Identify all lines in the data containing the string "diagram". Copy them out.

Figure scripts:
______________________________

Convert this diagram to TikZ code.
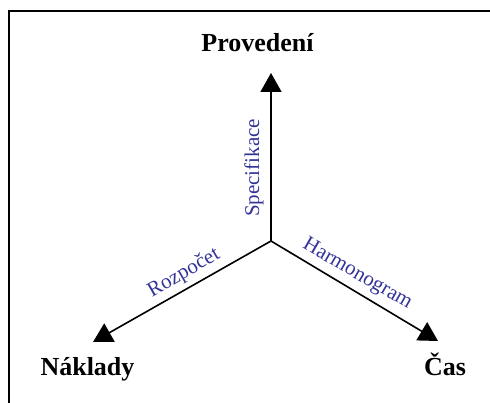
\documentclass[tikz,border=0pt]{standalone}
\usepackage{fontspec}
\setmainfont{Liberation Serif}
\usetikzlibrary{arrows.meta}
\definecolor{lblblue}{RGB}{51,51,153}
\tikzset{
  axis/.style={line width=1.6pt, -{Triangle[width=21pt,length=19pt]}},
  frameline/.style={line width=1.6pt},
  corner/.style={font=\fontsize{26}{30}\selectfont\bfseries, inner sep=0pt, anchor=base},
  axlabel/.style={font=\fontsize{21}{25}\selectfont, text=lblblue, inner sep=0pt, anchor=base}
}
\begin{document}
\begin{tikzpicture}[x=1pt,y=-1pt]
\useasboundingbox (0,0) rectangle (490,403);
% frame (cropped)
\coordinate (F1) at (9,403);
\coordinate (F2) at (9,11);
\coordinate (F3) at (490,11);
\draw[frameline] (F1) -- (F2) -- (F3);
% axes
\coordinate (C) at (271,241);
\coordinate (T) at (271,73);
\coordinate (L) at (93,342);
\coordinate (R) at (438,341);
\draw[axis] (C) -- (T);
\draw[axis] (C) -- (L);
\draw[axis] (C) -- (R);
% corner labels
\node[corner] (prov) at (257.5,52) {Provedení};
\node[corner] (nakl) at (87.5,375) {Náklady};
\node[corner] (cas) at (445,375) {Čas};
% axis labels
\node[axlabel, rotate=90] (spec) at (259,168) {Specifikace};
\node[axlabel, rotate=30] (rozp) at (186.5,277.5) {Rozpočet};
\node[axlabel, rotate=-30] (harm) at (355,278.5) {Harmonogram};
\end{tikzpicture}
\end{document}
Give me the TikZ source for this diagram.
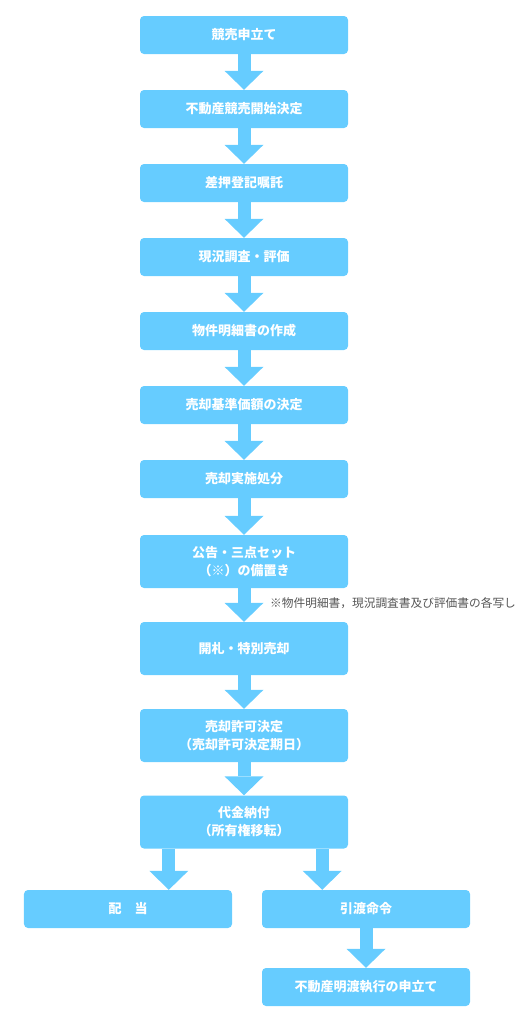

______________________________

Exercise answer.
Convert this diagram to TikZ code.
Give me the TikZ source for this diagram.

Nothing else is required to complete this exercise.